# Exercise goal
Reproduce every line of the material below, but drop the pictures.

╭──

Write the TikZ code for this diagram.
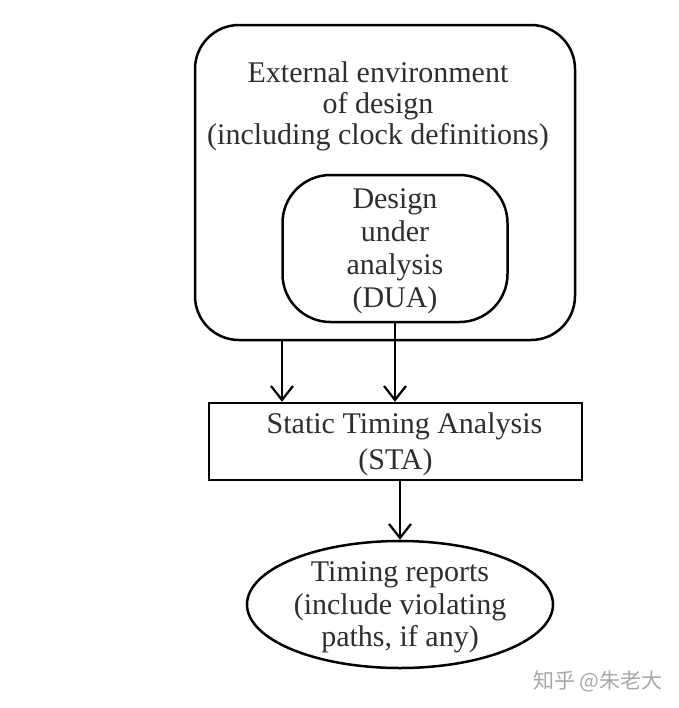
\documentclass[tikz,border=0pt]{standalone}
\usepackage{fontspec}
\setmainfont{Liberation Serif}
\newfontfamily\cjkfont{Noto Sans CJK SC}
\usepackage{xcolor}
\usetikzlibrary{shapes.geometric,arrows.meta}
\definecolor{bg}{HTML}{FFFFFF}
\definecolor{ink}{HTML}{000000}
\definecolor{txt}{HTML}{2E2E2E}
\definecolor{wmark}{HTML}{A8A8A8}
\tikzset{
  frame/.style={draw=ink, line width=1.25pt, rounded corners=22pt},
  box/.style={draw=ink, line width=1.25pt, text=txt, align=center, text depth=0pt},
  oval/.style={ellipse, draw=ink, line width=1.25pt, text=txt, align=center, inner sep=0pt, text depth=0pt},
  arr/.style={draw=ink, line width=1.25pt, -{Straight Barb[length=7pt,width=11pt,line width=1.1pt]}},
  lab/.style={text=txt, align=center}
}

\begin{document}
\begin{tikzpicture}[x=0.5pt, y=-0.5pt, font=\fontsize{15}{15.5}\selectfont]
  \useasboundingbox[fill=bg] (0,0) rectangle (679,708);
  % outer environment
  \node[frame, minimum width=190pt, minimum height=157.5pt] (env) at (385,182.5) {};
  \node[lab] (envtxt) at (378,106) {External environment\\of design\\(including clock definitions)};
  % design under analysis
  \node[box, rounded corners=24pt, minimum width=112.5pt, minimum height=73.5pt,
        font=\fontsize{15}{16.5}\selectfont] (dua) at (395,248.5)
        {Design\\under\\analysis\\(DUA)};
  % STA
  \node[box, minimum width=186.5pt, minimum height=38.5pt,
        font=\fontsize{15}{18}\selectfont] (sta) at (395.5,441.5)
        {\hspace*{9pt}Static Timing Analysis\\(STA)};
  % reports
  \node[oval, minimum width=153pt, minimum height=63.5pt,
        font=\fontsize{15}{16.25}\selectfont] (rep) at (400,604.5)
        {Timing reports\\(include violating\\paths, if any)};
  % connectors
  \coordinate (tapL) at (282,340);
  \draw[arr] (tapL) -- (tapL |- sta.north);
  \draw[arr] (dua.south) -- (dua.south |- sta.north);
  \draw[arr] (sta.south -| rep.north) -- (rep.north);
  % watermark
  \node[text=wmark, font=\cjkfont\fontsize{10.5}{12}\selectfont] (wm) at (598,681) {知乎 @朱老大};
\end{tikzpicture}
\end{document}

╰──

# The response
Write the TikZ code for this diagram.
\documentclass[tikz,border=0pt]{standalone}
\usepackage{fontspec}
\setmainfont{Liberation Serif}
\newfontfamily\cjkfont{Noto Sans CJK SC}
\usepackage{xcolor}
\usetikzlibrary{shapes.geometric,arrows.meta}
\definecolor{bg}{HTML}{FFFFFF}
\definecolor{ink}{HTML}{000000}
\definecolor{txt}{HTML}{2E2E2E}
\definecolor{wmark}{HTML}{A8A8A8}
\tikzset{
  frame/.style={draw=ink, line width=1.25pt, rounded corners=22pt},
  box/.style={draw=ink, line width=1.25pt, text=txt, align=center, text depth=0pt},
  oval/.style={ellipse, draw=ink, line width=1.25pt, text=txt, align=center, inner sep=0pt, text depth=0pt},
  arr/.style={draw=ink, line width=1.25pt, -{Straight Barb[length=7pt,width=11pt,line width=1.1pt]}},
  lab/.style={text=txt, align=center}
}

\begin{document}
\begin{tikzpicture}[x=0.5pt, y=-0.5pt, font=\fontsize{15}{15.5}\selectfont]
  \useasboundingbox[fill=bg] (0,0) rectangle (679,708);
  % outer environment
  \node[frame, minimum width=190pt, minimum height=157.5pt] (env) at (385,182.5) {};
  \node[lab] (envtxt) at (378,106) {External environment\\of design\\(including clock definitions)};
  % design under analysis
  \node[box, rounded corners=24pt, minimum width=112.5pt, minimum height=73.5pt,
        font=\fontsize{15}{16.5}\selectfont] (dua) at (395,248.5)
        {Design\\under\\analysis\\(DUA)};
  % STA
  \node[box, minimum width=186.5pt, minimum height=38.5pt,
        font=\fontsize{15}{18}\selectfont] (sta) at (395.5,441.5)
        {\hspace*{9pt}Static Timing Analysis\\(STA)};
  % reports
  \node[oval, minimum width=153pt, minimum height=63.5pt,
        font=\fontsize{15}{16.25}\selectfont] (rep) at (400,604.5)
        {Timing reports\\(include violating\\paths, if any)};
  % connectors
  \coordinate (tapL) at (282,340);
  \draw[arr] (tapL) -- (tapL |- sta.north);
  \draw[arr] (dua.south) -- (dua.south |- sta.north);
  \draw[arr] (sta.south -| rep.north) -- (rep.north);
  % watermark
  \node[text=wmark, font=\cjkfont\fontsize{10.5}{12}\selectfont] (wm) at (598,681) {知乎 @朱老大};
\end{tikzpicture}
\end{document}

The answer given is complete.